Thanks for all the information everyone. I should have mentioned that I was using FF3.5 and testing using the Firebug Console. I would load the page and then execute $('form') in Firebug. It would return nothing every time when I had the name attribute set to action. After changing it to something else, executing that same line of code in the Firebug Console would work.

After reading everyone's posts, I edited my HTML by adding a <script> element to the <head> section:

<head>
    <title>Test</title>
    <script type="text/javascript" src="http://ajax.googleapis.com/ajax/libs/jquery/1.3.2/jquery.min.js"></script>
    <link rel="stylesheet" type="text/css" href="http://yui.yahooapis.com/2.8.0r4/build/reset/reset-min.css" />
    <script type="text/javascript">
        $(function(){
           alert($('form').length); 
        });
    </script>
</head>

This worked completely fine. So I guess my error was in my testing methods. Using $('form').length in the Firebug Console yields nothing. What I should have used this line instead: $(function(){$('form');});$(function(){$('form');})` I didn't think I would need to check if the document was ready first before trying to select the form element using the Firebug Console; I was wrong.

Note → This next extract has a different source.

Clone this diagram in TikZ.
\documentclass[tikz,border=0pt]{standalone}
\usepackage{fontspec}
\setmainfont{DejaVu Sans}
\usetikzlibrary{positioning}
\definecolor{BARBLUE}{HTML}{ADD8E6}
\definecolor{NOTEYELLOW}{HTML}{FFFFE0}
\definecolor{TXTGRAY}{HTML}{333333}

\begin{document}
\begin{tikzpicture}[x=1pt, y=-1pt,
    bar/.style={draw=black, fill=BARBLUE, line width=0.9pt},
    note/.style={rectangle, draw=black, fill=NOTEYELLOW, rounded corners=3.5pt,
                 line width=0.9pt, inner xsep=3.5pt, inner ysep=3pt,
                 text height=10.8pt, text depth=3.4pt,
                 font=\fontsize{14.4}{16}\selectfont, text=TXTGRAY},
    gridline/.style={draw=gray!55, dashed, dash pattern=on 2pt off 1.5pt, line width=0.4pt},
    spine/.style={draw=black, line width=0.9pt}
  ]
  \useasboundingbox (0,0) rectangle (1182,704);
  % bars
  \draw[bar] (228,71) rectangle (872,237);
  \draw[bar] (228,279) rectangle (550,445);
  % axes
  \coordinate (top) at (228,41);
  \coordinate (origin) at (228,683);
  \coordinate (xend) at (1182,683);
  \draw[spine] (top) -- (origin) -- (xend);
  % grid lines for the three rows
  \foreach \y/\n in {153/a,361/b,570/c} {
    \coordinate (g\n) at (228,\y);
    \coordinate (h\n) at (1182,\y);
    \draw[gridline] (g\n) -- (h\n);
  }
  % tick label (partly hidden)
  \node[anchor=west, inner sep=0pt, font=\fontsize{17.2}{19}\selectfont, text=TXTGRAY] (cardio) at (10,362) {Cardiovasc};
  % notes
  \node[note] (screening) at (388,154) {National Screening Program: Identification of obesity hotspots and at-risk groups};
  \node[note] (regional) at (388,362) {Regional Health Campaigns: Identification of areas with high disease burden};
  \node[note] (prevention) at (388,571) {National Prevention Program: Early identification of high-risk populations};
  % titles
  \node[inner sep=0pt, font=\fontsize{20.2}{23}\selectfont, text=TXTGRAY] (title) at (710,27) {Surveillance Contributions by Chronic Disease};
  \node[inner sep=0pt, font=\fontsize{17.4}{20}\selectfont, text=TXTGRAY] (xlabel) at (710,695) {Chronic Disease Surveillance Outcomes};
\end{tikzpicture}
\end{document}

MORAL OF THE STORY: Even in Firebug, you still need to check if the document is ready before selecting the element.

What still bothers me though is that when the name attribute is not action, then my original testing method works with the Firebug Console. So perhaps the real question should have been: What's Firebug's beef with the value action for the name attribute on an <input> element? Ah well, we'll save that for another time.

Thanks everyone for the help! All your posts lead me to this final realization, it's too bad I can't give everyone a checkmark but I will give everyone a vote!